His judgment: “Pretty bad beat.”

Whatever the rest of the Romney fans' views on journalists covering protest, their attitude toward the protesters themselves was clear from their chant of “Mitt! Mitt! Mitt!”

But Mitt didn't want to be the center of attention, not only receiving introduction from New Hampshire Sen. Kelly Ayotte and former Minnesota Gov. Tim Pawlenty, but also inviting his wife Ann and 13 of their children and grandchildren to join him on stage – gratifyingly, they were not creepily dressed by gender, as in their Christmas card.

Mitt and Ann both credit her with inducing him to run this year. As Ann told the crowd, she asked her husband, inclined at the time not to run, “Can you turn America around?” He responded, presumably with reluctance, “Yes.” Mitt must have known what was coming next: Ann's injunction, “You've got to run.” He went on to fill in the details of the story, described being at a farm in New Hampshire when “we decided we would run for president.” Potential voters there to appraise the candidate were supposed to come away with the image of Mitt Romney as a family man, a tactic designed to signal his religiosity without having to address the whole Mormon thing. His campaign slogan, “Believe in America” contributes to the same effort.

A family man and a hawk.
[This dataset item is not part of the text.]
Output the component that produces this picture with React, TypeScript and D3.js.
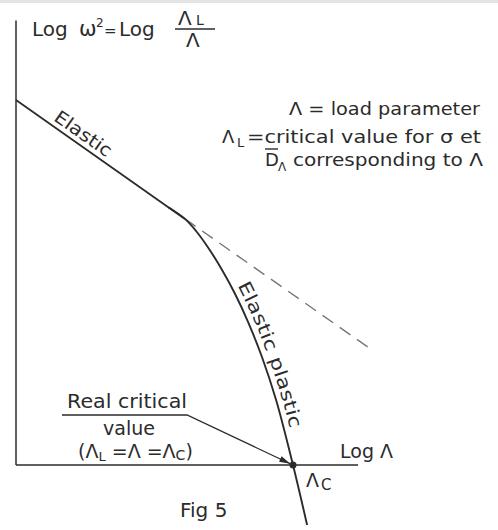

There was much veneration of America's armed forces from Senator Ayotte's introduction of her husband, Iraq war veteran Joseph Daley, to Romney's declaration that he didn't want to “win wars” so much as spend enough on the military to “prevent wars by being so strong,” though he neglected to cite a historical instance of militarization succeeding in preventing war.

Indeed, militarization has, unsurprisingly, always led to wars, and Romney paid tribute to those in the room who'd been on the front lines of them, reciting a verse from “America The Beautiful” in their honor:

“O beautiful for heroes proved
In liberating strife
Who more than self their country loved
And mercy more than life!”

At The New York Times, David Firestone cautions Romney against too deep an exploration into that song, lest he discover its anti-wealth verse:

“America! America!
God shed his grace on thee
Till selfish gain no longer stain
The banner of the free!”

If selfish gain stains the flag, then Romney's could probably use a good laundering, Mitt having accumulated some $250,000,000 as head of Bain Capital, which turned business around in part by laying off thousands of workers.

I asked Senator Ayotte how she felt encouraging working Americans to place their employment hopes in such a man. She returned the pen I'd lent her to sign a guy's Romney poster, mustered a half-hearted response – “I have great confidence he'll turn around America and get people to work” – and walked away.

John, the man whose poster Ayotte signed, was in town from Romney's home state of Massachusetts. He took exception to my question, informing me that he's an engineer who, having worked for both private companies and the government, knows jobs. “I've been working since I was twelve,” he explained, “and I've been laid off. Shit happens. Like that BP oil spill – sometimes, things go bad. But you suck it up.”

Romney's message was a bit cheerier. Twice, he mentioned his fourfold recipe for success: hard work, education, dreams and risk taking. One can split that proposition – Americans are working harder than ever, with less access to education than before, their dreams dashed by the risk-taking robber barons of the financial sector – but should expect to be shouted down by chants of “Mitt! Mitt! Mitt!”